Dia do Nascituro

DIA DO NASCITURO
Miguel Carqueija


Comemora-se em 8 de outubro, no Brasil, o Dia do Nascituro: o dia para lembrar o respeito e o amor que devemos ter para com os chamados nascituros, os bebês de ventre, ou seja a primeira das nossas faixas etáreas, a vida intra-uterina, nossos nove primeiros meses de existência.
Infelizmente, neste mundo moderno em que o aborto se pratica aos milhões e milhões por ano, a consciência moral da humanidade acha-se cada vez mais anestesiada. Podemos comparar a situação atual, em relação aos conceptos, semelhante à que havia para com os escravos negros, no Brasil do século XIX. Conhecem os romances de José de Alencar? Nesse autor, como em outros da época, os escravos aparecem como se fossem peças do mobiliário (peças ambulantes): não têm nome, nem família, nem vida particular; sequer produzem diálogos, falas, no texto. São apenas os leva-e-trás, os abre-e-fecha da história.
Naquele tempo julgava-se natural a existência de escravos da cor negra ou mestiça, pois convencionara-se tratar-se de raças inferiores. Hoje em dia a escravidão acabou (falo da escravidão específica da etnia negra, e oficial, pois é claro que casos de escravidão real para qualquer etnia ainda ocorrem no país e no mundo, em circunstâncias diversas, inclusive a escravidão sexual; mas isso já é outra história) mas os grandes discriminados passaram a ser os nascituros; pois julga-se natural — e a grande mídia busca inculcar tal perversão de toda a maneira, dando mesmo a entender que essa é a maneira “progressista” de pensar — matar essas crianças de ventre, abortá-las, sem levar em conta que elas sofrem ao ser trucidadas e, mesmo que sofrimento físico não houvesse, elas são seres humanos inocentes e indefesos. O aborto é a maior covardia que homens e mulheres podem praticar, mas é defendido furiosamente pelas ideologias, a começar pela ideologia machista.
Antigamente os negros eram excluídos do gozo dos direitos humanos; hoje os excluídos são os nascituros e todos nós fomos nascituros um dia.

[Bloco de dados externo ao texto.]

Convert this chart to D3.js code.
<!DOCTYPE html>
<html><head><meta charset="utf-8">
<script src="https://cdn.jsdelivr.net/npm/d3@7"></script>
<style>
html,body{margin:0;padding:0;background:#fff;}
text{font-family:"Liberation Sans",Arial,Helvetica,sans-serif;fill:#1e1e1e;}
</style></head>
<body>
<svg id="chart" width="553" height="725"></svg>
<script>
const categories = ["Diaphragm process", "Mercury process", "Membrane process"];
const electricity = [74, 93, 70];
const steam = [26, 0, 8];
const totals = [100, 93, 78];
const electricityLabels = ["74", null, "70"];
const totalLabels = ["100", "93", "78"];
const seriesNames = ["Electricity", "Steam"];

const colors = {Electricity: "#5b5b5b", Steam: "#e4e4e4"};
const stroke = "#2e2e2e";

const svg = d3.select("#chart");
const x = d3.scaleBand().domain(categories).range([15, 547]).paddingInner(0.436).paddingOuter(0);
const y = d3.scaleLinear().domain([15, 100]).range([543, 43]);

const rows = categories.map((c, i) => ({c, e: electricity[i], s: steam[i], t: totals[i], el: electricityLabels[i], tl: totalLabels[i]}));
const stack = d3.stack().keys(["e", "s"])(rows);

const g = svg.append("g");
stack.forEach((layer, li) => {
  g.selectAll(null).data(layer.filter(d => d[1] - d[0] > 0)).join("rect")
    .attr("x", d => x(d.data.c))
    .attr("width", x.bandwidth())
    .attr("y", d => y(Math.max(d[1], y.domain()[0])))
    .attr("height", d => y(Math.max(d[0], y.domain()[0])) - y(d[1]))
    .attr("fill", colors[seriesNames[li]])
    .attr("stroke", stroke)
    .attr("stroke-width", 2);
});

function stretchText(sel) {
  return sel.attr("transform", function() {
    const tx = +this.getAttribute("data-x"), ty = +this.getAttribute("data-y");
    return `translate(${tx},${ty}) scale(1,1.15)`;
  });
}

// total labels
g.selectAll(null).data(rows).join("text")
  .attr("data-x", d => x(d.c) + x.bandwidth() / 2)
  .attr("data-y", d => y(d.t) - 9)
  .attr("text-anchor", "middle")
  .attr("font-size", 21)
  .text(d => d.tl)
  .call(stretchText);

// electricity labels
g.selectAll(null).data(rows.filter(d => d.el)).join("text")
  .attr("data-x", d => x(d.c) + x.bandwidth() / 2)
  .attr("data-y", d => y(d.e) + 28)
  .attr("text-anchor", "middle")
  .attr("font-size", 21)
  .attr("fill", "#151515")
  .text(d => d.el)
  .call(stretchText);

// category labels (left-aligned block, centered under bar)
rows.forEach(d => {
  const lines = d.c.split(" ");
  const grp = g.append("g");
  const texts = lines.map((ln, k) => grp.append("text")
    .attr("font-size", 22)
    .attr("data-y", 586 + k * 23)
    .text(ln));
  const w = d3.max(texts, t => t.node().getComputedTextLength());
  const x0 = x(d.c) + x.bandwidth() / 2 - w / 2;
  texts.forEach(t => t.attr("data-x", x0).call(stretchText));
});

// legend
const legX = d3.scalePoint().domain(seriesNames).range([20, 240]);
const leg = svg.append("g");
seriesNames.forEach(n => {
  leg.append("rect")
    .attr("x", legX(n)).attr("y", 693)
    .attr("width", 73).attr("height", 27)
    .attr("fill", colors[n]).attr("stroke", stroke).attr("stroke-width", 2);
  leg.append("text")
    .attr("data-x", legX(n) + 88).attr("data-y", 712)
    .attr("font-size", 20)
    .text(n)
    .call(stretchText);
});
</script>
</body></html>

Não ignoro que enxames de “razões” são aduzidas para “justificar” esse hediondo homicídio, por exemplo que a mulher é dona de seu próprio corpo. Milhões de vezes as pessoas sensatas vêm lembrando que o nascituro é outro corpo. Além disso ninguém possui direito absoluto sobre o próprio corpo, pois se assim fosse seria preciso encarcerar todos os policiais e bombeiro que impedem suicidas. E, enfim, em sua maioria as mulheres são contra tal argumento insensato, e são a favor da vida em gestação. O aborto é crime mais do homem que da mulher, pois homem também faz aborto (esse fato é evidente, o próprio “óbvio ululante” de Nelson Rodrigues, mas é raramente lembrado na mídia).

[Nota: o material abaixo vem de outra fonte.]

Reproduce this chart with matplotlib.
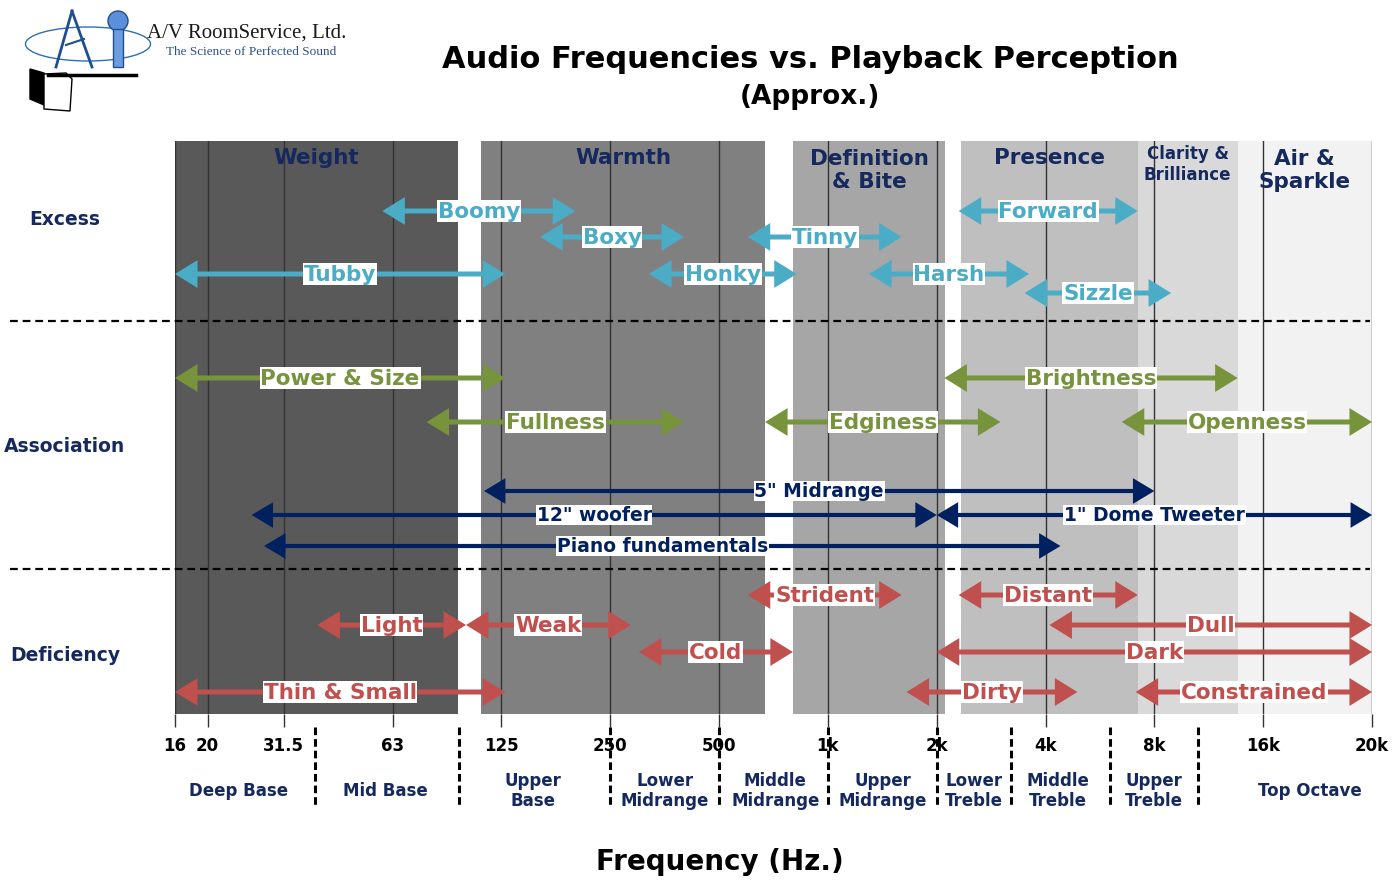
import numpy as np
import matplotlib
matplotlib.use("Agg")
import matplotlib.pyplot as plt
import matplotlib.transforms as mtransforms
from matplotlib.patches import Ellipse, Rectangle, Circle, Polygon
from matplotlib.ticker import NullLocator

plt.rcParams['font.family'] = ['DejaVu Sans']

# ---------------- data ----------------
tick_freqs = [16, 20, 31.5, 63, 125, 250, 500, 1000, 2000, 4000, 8000, 16000, 20000]
tick_labels = ['16', '20', '31.5', '63', '125', '250', '500', '1k', '2k', '4k', '8k', '16k', '20k']

band_names = ['Weight', 'Warmth', 'Definition\n& Bite', 'Presence', 'Clarity &\nBrilliance', 'Air &\nSparkle']
band_lo = [16, 110, 800, 2330, 7200, 13600]
band_hi = [95, 670, 2110, 7200, 13600, 20000]

excess_labels = ['Boomy', 'Boxy', 'Tinny', 'Tubby', 'Honky', 'Harsh', 'Forward', 'Sizzle']
excess_lo = [59, 160, 600, 16, 320, 1300, 2300, 3500]
excess_hi = [200, 400, 1600, 128, 820, 3600, 7200, 8900]
excess_row = [212, 238, 238, 275, 275, 275, 212, 294]

assoc_labels = ['Power & Size', 'Fullness', 'Edginess', 'Brightness', 'Openness']
assoc_lo = [16, 78, 670, 2100, 6500]
assoc_hi = [128, 400, 3000, 13600, 20000]
assoc_row = [379, 423, 423, 379, 423]

driver_labels = ['5" Midrange', '12" woofer', '1" Dome Tweeter', 'Piano fundamentals']
driver_lo = [112, 26, 2000, 28]
driver_hi = [8000, 2000, 20000, 4400]
driver_row = [492, 516, 516, 547]

defic_labels = ['Strident', 'Distant', 'Light', 'Weak', 'Dull', 'Cold', 'Dark', 'Thin & Small', 'Dirty', 'Constrained']
defic_lo = [600, 2300, 39, 100, 4100, 300, 2000, 16, 1650, 7100]
defic_hi = [1600, 7200, 100, 285, 20000, 800, 20000, 128, 4900, 20000]
defic_row = [596, 596, 626, 626, 626, 653, 653, 693, 693, 693]

region_labels = ['Deep Base', 'Mid Base', 'Upper\nBase', 'Lower\nMidrange', 'Middle\nMidrange',
                 'Upper\nMidrange', 'Lower\nTreble', 'Middle\nTreble', 'Upper\nTreble', 'Top Octave']
region_label_freq = [24, 60, 153, 354, 715, 1420, 2540, 4340, 8000, 17600]
region_separators = [38.4, 95.6, 250, 500, 1000, 2000, 3210, 6040, 10580]

section_names = ['Excess', 'Association', 'Deficiency']
section_rows = [220, 447, 656]
divider_rows = [322, 570]

# ---------------- styles ----------------
band_colors = ['#595959', '#808080', '#a6a6a6', '#bfbfbf', '#d9d9d9', '#f2f2f2']
CYAN = '#4bacc6'
GREEN = '#77933c'
RED = '#c0504d'
NAVY = '#002060'
TXTNAVY = '#15295e'

# axis mapping (octave-like positions of the tick frequencies)
POS = np.array([0, 0.3, 1, 2, 3, 4, 5, 6, 7, 8, 9, 10, 11], float)
LT = np.log(np.array(tick_freqs, float))
s0 = (POS[1] - POS[0]) / (LT[1] - LT[0])
s1 = (POS[-1] - POS[-2]) / (LT[-1] - LT[-2])


def fwd(f):
    lf = np.log(np.clip(np.asarray(f, float), 1e-12, None))
    out = np.interp(lf, LT, POS)
    out = np.where(lf < LT[0], POS[0] + (lf - LT[0]) * s0, out)
    out = np.where(lf > LT[-1], POS[-1] + (lf - LT[-1]) * s1, out)
    return out


def inv(p):
    p = np.asarray(p, float)
    lf = np.interp(p, POS, LT)
    lf = np.where(p < POS[0], LT[0] + (p - POS[0]) / s0, lf)
    lf = np.where(p > POS[-1], LT[-1] + (p - POS[-1]) / s1, lf)
    return np.exp(lf)


def mid(a, b):
    return float(inv((fwd(a) + fwd(b)) / 2.0))


W, H = 1396, 887
fig = plt.figure(figsize=(W / 100, H / 100), dpi=100)
ax = fig.add_axes([175 / W, 1 - 715 / H, (1372 - 175) / W, (715 - 142) / H])
ax.set_xscale('function', functions=(fwd, inv))
ax.set_xlim(16, 20000)
ax.set_ylim(715, 142)
for s in ax.spines.values():
    s.set_visible(False)
ax.set_yticks([])
ax.xaxis.set_minor_locator(NullLocator())
ax.set_xticks(tick_freqs)
ax.set_xticklabels(tick_labels, fontsize=12, fontweight='bold')
ax.tick_params(axis='x', length=9, width=1, color='#333333', pad=7)

# bands
for lo, hi, c, name in zip(band_lo, band_hi, band_colors, band_names):
    ax.axvspan(lo, hi, color=c, zorder=0, lw=0)
    two = '\n' in name
    small = name.startswith('Clarity')
    yy = 164.5 if small else (170.5 if two else 158)
    ax.text(mid(lo, hi), yy, name, ha='center', va='center', color=TXTNAVY,
            fontsize=12 if small else 15.5, fontweight='bold', zorder=5,
            linespacing=1.15 if small else 1.2)

# vertical grid lines
for f in tick_freqs:
    ax.axvline(f, color='#333333', lw=1, zorder=1)

# dashed dividers
blend = mtransforms.blended_transform_factory(fig.transFigure, ax.transData)
for r in divider_rows:
    ax.plot([10 / W, 1370 / W], [r, r], transform=blend, color='black', lw=1.6,
            ls=(0, (3.5, 2.2)), clip_on=False, zorder=2)

# section names
for n, r in zip(section_names, section_rows):
    ax.text(65 / W, r, n, transform=blend, ha='center', va='center', color=TXTNAVY,
            fontsize=13.5, fontweight='bold')


def draw_group(labels, los, his, rows, color, lw, fs, hl, hw):
    for lab, lo, hi, r in zip(labels, los, his, rows):
        ax.annotate('', xy=(hi, r), xytext=(lo, r),
                    arrowprops=dict(arrowstyle=f'<|-|>,head_length={hl},head_width={hw}',
                                    color=color, lw=lw, shrinkA=0, shrinkB=0,
                                    mutation_scale=20, joinstyle='miter', capstyle='butt'),
                    zorder=3, annotation_clip=False)
        ax.text(mid(lo, hi), r, lab, ha='center', va='center', color=color,
                fontsize=fs, fontweight='bold', zorder=4,
                bbox=dict(boxstyle='square,pad=0.04', fc='white', ec='none'))


draw_group(excess_labels, excess_lo, excess_hi, excess_row, CYAN, 3.6, 15.5, 0.55, 0.34)
draw_group(assoc_labels, assoc_lo, assoc_hi, assoc_row, GREEN, 3.6, 15.5, 0.55, 0.34)
draw_group(driver_labels, driver_lo, driver_hi, driver_row, NAVY, 3.0, 13.5, 0.55, 0.33)
draw_group(defic_labels, defic_lo, defic_hi, defic_row, RED, 3.6, 15.5, 0.55, 0.34)

# region separators & labels below axis
for f in region_separators:
    ax.plot([f, f], [728, 808], color='black', lw=2.2, ls=(0, (2.5, 1.3)),
            clip_on=False, zorder=2)
for lab, f in zip(region_labels, region_label_freq):
    ax.text(f, 791, lab, ha='center', va='center', color=TXTNAVY, fontsize=12,
            fontweight='bold', clip_on=False, linespacing=1.1)

# titles
fig.text(810 / W, 1 - 60 / H, 'Audio Frequencies vs. Playback Perception', ha='center',
         va='center', fontsize=22, fontweight='bold', color='black')
fig.text(810 / W, 1 - 97 / H, '(Approx.)', ha='center', va='center', fontsize=19,
         fontweight='bold', color='black')
fig.text(720 / W, 1 - 862 / H, 'Frequency (Hz.)', ha='center', va='center', fontsize=20,
         fontweight='bold', color='black')

# logo (decorative)
lax = fig.add_axes([0, 0, 1, 1], zorder=-1)
lax.set_xlim(0, W)
lax.set_ylim(H, 0)
lax.axis('off')
lax.add_patch(Ellipse((88, 45), 125, 34, fill=False, ec='#2f6fb5', lw=1))
lax.plot([72, 56], [12, 68], color='#1f4e8f', lw=2)
lax.plot([72, 92], [12, 68], color='#1f4e8f', lw=2)
lax.plot([66, 84], [46, 40], color='#1f4e8f', lw=1.5)
lax.add_patch(Circle((118, 22), 10, fc='#5b8fd9', ec='#1f4e8f', lw=1))
lax.add_patch(Rectangle((113, 30), 10, 38, fc='#6d9de0', ec='#1f4e8f', lw=1))
lax.plot([48, 136], [76, 76], color='black', lw=2.5)
lax.add_patch(Polygon([[30, 70], [44, 74], [44, 106], [30, 100]], fc='black', ec='black'))
lax.add_patch(Polygon([[44, 75], [66, 74], [72, 80], [70, 112], [44, 110]], fc='white',
                      ec='black', lw=1))
fig.text(147 / W, 1 - 33 / H, 'A/V RoomService, Ltd.', ha='left', va='center',
         fontsize=15, family='Liberation Serif', color='#1a1a1a')
fig.text(166 / W, 1 - 52 / H, 'The Science of Perfected Sound', ha='left', va='center',
         fontsize=9.5, family='Liberation Serif', color='#2e4f8f')

fig.savefig('out.png', dpi=100)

Note-se que todas as razões aludidas em favor do feticídio são de ordem pragmática. Ora, sempre que nos rendemos ao pragmatismo deixamos de ser éticos. Vocês já leram aquele grande clássico brasileiro de Sociologia, “Casa grande e senzala” de Gilberto Freyre? É sem dúvida um livro importante pela gama de informações, mas causa espécie o autor declarar que, reconhecendo embora a crueldade da escravidão, sem ela o Brasil não teria sido colonizado porque Portugal não possuía população que o fizesse, que levantasse o nosso país sem o braço escravo. Assim, recorrendo ao argumento pragmático, Freyre justifica a escravidão. Isso é algo perigosíssimo, pois entre justificar no passado e justificar no presente ou no futuro basta dar um passo ou dois. Vejam que no caso do aborto ocorre a mesma coisa: com argumentos pragmáticos esquece-se o lado ético da questão, pois o que se pretende é que bebês podem ser assassinados, mesmo pelos motivos mais fúteis e mesquinhos, o “aborto a pedido” como ocorre nos Estados Unidos, onde esse crime é permitido até na hora do parto.
Sabe-se que nos EUA ocorreu certa vez um difícil caso jurídico: um casal havia produzido e congelado alguns embriões (outra prática absurda), mas aí houve a separação; os dois então passaram a brigar na Justiça pela posse dos referidos embriões. Como não houvesse jurisprudência na questão a Justiça daquele país consultou o Dr. Jérôme Lejeune (foto), francês, o maior geneticista de seu tempo, descobridor da anomalia cromossômica produz a síndrome de Down. O que lhe foi indagado: aqueles seres eram simples coisas ou eram seres humanos? O eminente cientista foi taxativo, eram pessoas.

Rio de Janeiro, 8 de outubro de 2017.